There were so many casualties from the war that the government set up temporary cemeteries on foreign soil. The American Battle Monuments Commission still maintains 24 such burial grounds, including the Rhone American Cemetery, about an hour from the coastal city of Nice, where Steinhurst was buried.
It wasn't until after Paul's mother, Marion Steinhurst Shapiro, died in 1996 that she found letters from the U.S. government noting that he was being given appropriate burial honors in France since the family had decided not to have his body returned to the country.
Paul said it was always hard for her mother, who had remarried, to talk about her first husband. She'd moved in with her parents so she could go back to school for a master's degree in education, "trying very hard to make sure I had whatever opportunities she wanted me to have," Paul said.

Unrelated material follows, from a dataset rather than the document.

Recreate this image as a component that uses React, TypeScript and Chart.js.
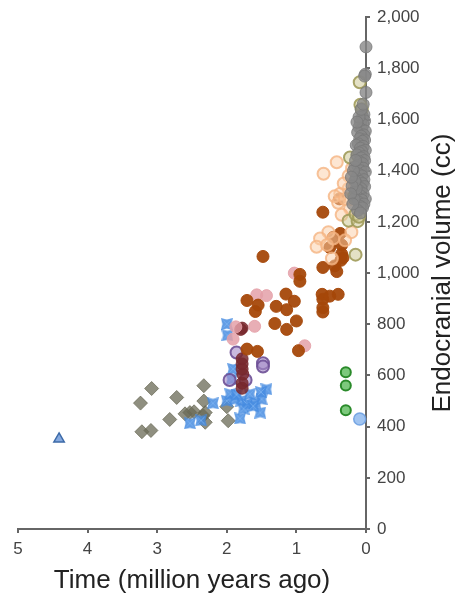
import React, { useEffect, useRef } from 'react';
import { Chart, registerables } from 'chart.js';
Chart.register(...registerables);

// [time (Mya), endocranial volume (cc)]
const ardipithecus: [number, number][] = [[4.41, 352]];
const australopithecus: [number, number][] = [
  [3.24, 492], [3.08, 549], [2.72, 514], [2.33, 560], [2.33, 500], [2.82, 428], [2.53, 455], [2.6, 450],
  [2.47, 458], [3.22, 380], [3.09, 385], [2.31, 455], [2.31, 417], [1.98, 423], [2.0, 478], [2.34, 443],
];
const earlyHomo: [number, number][] = [
  [2.0, 801], [1.99, 757], [1.91, 625], [1.93, 585], [2.2, 491], [2.53, 413], [2.37, 424], [2.0, 501],
  [1.88, 507], [1.79, 501], [1.71, 488], [1.59, 494], [1.5, 507], [1.43, 546], [1.51, 535], [1.81, 432],
  [1.52, 455], [1.95, 527], [1.67, 527], [1.86, 525], [1.76, 470], [1.62, 480],
];
const purpleGroup: [number, number][] = [[1.86, 690], [1.96, 582], [1.73, 582], [1.48, 648], [1.48, 635]];
const maroonGroup: [number, number][] = [
  [1.78, 785], [1.78, 665], [1.78, 645], [1.78, 625], [1.77, 605], [1.78, 570], [1.78, 550], [1.8, 780],
];
const pinkGroup: [number, number][] = [
  [1.03, 1000], [1.57, 915], [1.43, 912], [1.6, 792], [0.88, 716], [1.91, 742], [1.87, 790],
];
const brownGroup: [number, number][] = [
  [1.48, 1065], [0.95, 995], [0.95, 968], [1.71, 893], [1.59, 850], [1.55, 875], [1.15, 918], [1.03, 890],
  [1.29, 870], [1.14, 857], [1.31, 803], [1.14, 780], [1.0, 813], [1.71, 703], [1.56, 694], [0.97, 697],
  [0.62, 1022], [0.45, 1028], [0.42, 1006], [0.63, 917], [0.62, 898], [0.62, 865], [0.62, 848], [0.52, 910],
  [0.4, 917], [0.62, 1238], [0.47, 1140], [0.37, 1155], [0.35, 1110], [0.35, 1075], [0.52, 1100], [0.38, 1290],
  [0.36, 1050], [0.33, 1060],
];
const peachGroup: [number, number][] = [
  [0.42, 1433], [0.61, 1388], [0.25, 1380], [0.37, 1310], [0.25, 1330], [0.22, 1290], [0.23, 1252], [0.35, 1228],
  [0.45, 1300], [0.54, 1160], [0.21, 1160], [0.66, 1135], [0.47, 1135], [0.3, 1128], [0.71, 1103], [0.49, 1057],
  [0.56, 1110], [0.4, 1275], [0.3, 1290], [0.32, 1350], [0.2, 1410],
];
const oliveGroup: [number, number][] = [
  [0.09, 1746], [0.08, 1658], [0.23, 1452], [0.25, 1205], [0.12, 1203], [0.15, 1072], [0.15, 1230], [0.1, 1220],
  [0.17, 1300], [0.12, 1460], [0.06, 1640],
];
const grayGroup: [number, number][] = [
  [0.0, 1884], [0.01, 1777], [0.02, 1770], [0.0, 1706], [0.03, 1620], [0.05, 1610], [0.02, 1595], [0.08, 1590],
  [0.04, 1580], [0.1, 1570], [0.06, 1560], [0.01, 1555], [0.12, 1550], [0.03, 1540], [0.07, 1535], [0.09, 1525],
  [0.02, 1520], [0.05, 1515], [0.11, 1505], [0.14, 1500], [0.04, 1495], [0.08, 1488], [0.01, 1480], [0.06, 1475],
  [0.1, 1470], [0.13, 1462], [0.03, 1455], [0.07, 1450], [0.02, 1440], [0.09, 1435], [0.05, 1428], [0.12, 1420],
  [0.16, 1415], [0.04, 1410], [0.08, 1400], [0.01, 1395], [0.11, 1388], [0.06, 1380], [0.14, 1372], [0.03, 1365],
  [0.09, 1358], [0.05, 1350], [0.12, 1345], [0.02, 1338], [0.07, 1330], [0.1, 1322], [0.15, 1318], [0.04, 1310],
  [0.08, 1302], [0.13, 1298], [0.01, 1290], [0.06, 1285], [0.11, 1278], [0.03, 1270], [0.09, 1262], [0.17, 1290],
  [0.05, 1255], [0.12, 1245], [0.08, 1235], [0.14, 1330], [0.16, 1360], [0.18, 1400], [0.15, 1440], [0.1, 1610],
  [0.07, 1640], [0.04, 1660], [0.13, 1590], [0.2, 1340], [0.22, 1310], [0.19, 1270], [0.21, 1375],
];
const nalediGroup: [number, number][] = [[0.29, 613], [0.29, 561], [0.29, 464]];
const floresGroup: [number, number][] = [[0.09, 430]];

const xTicks = [0, 1, 2, 3, 4, 5];
const yTicks = [0, 200, 400, 600, 800, 1000, 1200, 1400, 1600, 1800, 2000];
const xTitle = 'Time (million years ago)';
const yTitle = 'Endocranial volume (cc)';

const FONT = '"Liberation Sans", Arial, Helvetica, sans-serif';

const toPts = (a: [number, number][]) => a.map(([x, y]) => ({ x, y }));

function makeCrossSquare(): HTMLCanvasElement {
  const s = 12;
  const c = document.createElement('canvas');
  c.width = s;
  c.height = s;
  const g = c.getContext('2d')!;
  const d = 1.6;
  g.beginPath();
  g.moveTo(0, 0);
  g.lineTo(s / 2, d);
  g.lineTo(s, 0);
  g.lineTo(s - d, s / 2);
  g.lineTo(s, s);
  g.lineTo(s / 2, s - d);
  g.lineTo(0, s);
  g.lineTo(d, s / 2);
  g.closePath();
  g.fillStyle = 'rgba(70,140,225,0.85)';
  g.fill();
  g.strokeStyle = 'rgba(120,175,240,0.9)';
  g.lineWidth = 1;
  g.beginPath();
  g.moveTo(2.5, 2.5);
  g.lineTo(s - 2.5, s - 2.5);
  g.moveTo(s - 2.5, 2.5);
  g.lineTo(2.5, s - 2.5);
  g.stroke();
  return c;
}

const yTitlePlugin = {
  id: 'yTitleLeftReading',
  afterDraw(chart: any) {
    const { ctx, chartArea } = chart;
    ctx.save();
    ctx.translate(443, (chartArea.top + chartArea.bottom) / 2);
    ctx.rotate(-Math.PI / 2);
    ctx.font = `26px ${FONT}`;
    ctx.fillStyle = '#222';
    ctx.textAlign = 'center';
    ctx.textBaseline = 'middle';
    ctx.fillText(yTitle, 0, 0);
    ctx.restore();
  },
};

export default function App() {
  const ref = useRef<HTMLCanvasElement | null>(null);
  useEffect(() => {
    if (!ref.current) return;
    const cross = makeCrossSquare();
    const circ = (data: [number, number][], bg: string, border: string, bw = 1, r = 6) => ({
      data: toPts(data),
      pointStyle: 'circle',
      backgroundColor: bg,
      borderColor: border,
      borderWidth: bw,
      pointRadius: r,
      clip: false,
    });
    const chart = new Chart(ref.current, {
      type: 'scatter',
      data: {
        datasets: [
          circ(nalediGroup, 'rgba(110,195,110,0.9)', '#2a8a2a', 2, 5),
          circ(floresGroup, 'rgba(150,190,240,0.9)', 'rgba(110,160,225,0.9)', 1.5, 6),
          circ(grayGroup, 'rgba(135,135,135,0.8)', 'rgba(120,120,120,0.8)', 1, 6),
          circ(oliveGroup, 'rgba(205,200,150,0.55)', 'rgba(160,155,90,0.9)', 2, 6),
          circ(peachGroup, 'rgba(252,205,165,0.5)', 'rgba(245,180,130,0.8)', 2, 6),
          circ(brownGroup, 'rgba(165,72,10,0.95)', 'rgba(165,72,10,0.95)', 1, 6),
          circ(pinkGroup, 'rgba(228,160,168,0.85)', 'rgba(228,160,168,0.85)', 1, 6),
          circ(maroonGroup, 'rgba(120,40,45,0.85)', 'rgba(120,40,45,0.85)', 1, 6),
          circ(purpleGroup, 'rgba(165,140,200,0.6)', 'rgba(110,80,150,0.9)', 2, 6),
          {
            data: toPts(earlyHomo),
            pointStyle: cross,
            backgroundColor: 'rgba(70,140,225,0.85)',
            borderColor: 'rgba(70,140,225,0.85)',
            pointRadius: 6,
            clip: false,
          },
          {
            data: toPts(australopithecus),
            pointStyle: 'rectRot',
            backgroundColor: 'rgba(105,105,85,0.75)',
            borderColor: 'rgba(105,105,85,0.75)',
            borderWidth: 1,
            pointRadius: 7,
            clip: false,
          },
          {
            data: toPts(ardipithecus),
            pointStyle: 'triangle',
            backgroundColor: 'rgba(120,160,220,0.9)',
            borderColor: '#3c6aa8',
            borderWidth: 1.5,
            pointRadius: 6,
            clip: false,
          },
        ] as any,
      },
      options: {
        responsive: false,
        animation: false,
        events: [],
        layout: { padding: { left: 18, top: 14, right: 0, bottom: 0 } },
        plugins: { legend: { display: false }, tooltip: { enabled: false } },
        scales: {
          x: {
            type: 'linear',
            reverse: true,
            min: 0,
            max: 5,
            afterFit: (s: any) => {
              s.height = 69;
            },
            afterBuildTicks: (s: any) => {
              s.ticks = xTicks.map((v) => ({ value: v }));
            },
            ticks: {
              font: { family: FONT, size: 17 },
              color: '#444',
              padding: 6,
              maxRotation: 0,
            },
            grid: { drawOnChartArea: false, drawTicks: true, tickLength: 4, color: '#666', lineWidth: 2 },
            border: { display: true, color: '#666', width: 2 },
            title: {
              display: true,
              text: xTitle,
              font: { family: FONT, size: 26 },
              color: '#222',
              padding: { top: 0, bottom: 2 },
            },
          },
          y: {
            type: 'linear',
            position: 'right',
            min: 0,
            max: 2000,
            afterFit: (s: any) => {
              s.width = 91;
            },
            afterBuildTicks: (s: any) => {
              s.ticks = yTicks.map((v) => ({ value: v }));
            },
            ticks: {
              font: { family: FONT, size: 17 },
              color: '#444',
              padding: 7,
              callback: (v: any) => Number(v).toLocaleString('en-US'),
            },
            grid: { drawOnChartArea: false, drawTicks: true, tickLength: 4, color: '#666', lineWidth: 2 },
            border: { display: true, color: '#666', width: 2 },
          },
        },
      } as any,
      plugins: [yTitlePlugin],
    });
    return () => chart.destroy();
  }, []);
  return (
    <div style={{ position: 'fixed', left: 0, top: 0, width: 457, height: 598, background: '#fff' }}>
      <canvas ref={ref} width={457} height={598} style={{ width: 457, height: 598, display: 'block' }} />
    </div>
  );
}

"She was very focused on moving ahead with life." Unlike today, "where it's very open and there's grief counselors and everything," Paul said, she was simply the kid who didn't have a father because he died in the war — "and that was just the way it was."
Paul said she'd often thought about visiting her father's grave but couldn't bring herself to go.
Then, three years ago, she joined the American World War II War Orphans Network, or AWON for short. Even though the children of the more than 400,000 U.S. serviceman who died in the war generally still had a mother or other relative to support them, the government declared them "war orphans," which qualified them to apply for financial assistance and college scholarships.
As a child, Paul said, she "never knew a soul" who had lost a father in the war. Through the non-profit organization's email list, she connected to hundreds of them, including one woman from Northeast Philly who she recently met up with for lunch.
She even got in touch with the brother of a soldier who died in the same plane wreck as her father. He drove up from Virginia four days before her trip to give her a copy of a memoir written by a Frenchman who was involved in establishing a monument at the crash site.
Paul said she'd never considered her father a war hero because he wasn't in combat. But a volunteer who coordinates wreath deliveries to military cemeteries helped her realize how crucial he and other support soldiers were to the American effort. This year, she'll be the "war orphan" representative delivering the wreath.
Paul said she's been blown away by the honor given to a Jewish soldier and his family. Volunteers from a French war veteran's organization have gone out of their way to help her and her husband, Leonard, plan their trip and meet with local dignitaries. Per her request, she said, one volunteer is even arranging to have a rabbi at the ceremony and vegetarian food available so that they don't have to worry about eating meat that isn't kosher.
"I'm being treated like a celebrity although I didn't do anything," Paul marveled.
Warm welcome aside, Paul said she's bracing for a bumpy, emotional ride and, maybe, a sense of healing.
"I was always very sad and sorry that I did not have a father, but I do not feel that he died in vain," Paul said. "Hitler had to be stopped and that's the bottom line. Peace is one of the most important things in the world that we have to work toward because I am a living testimonial of what it is like to have the impact of war and death."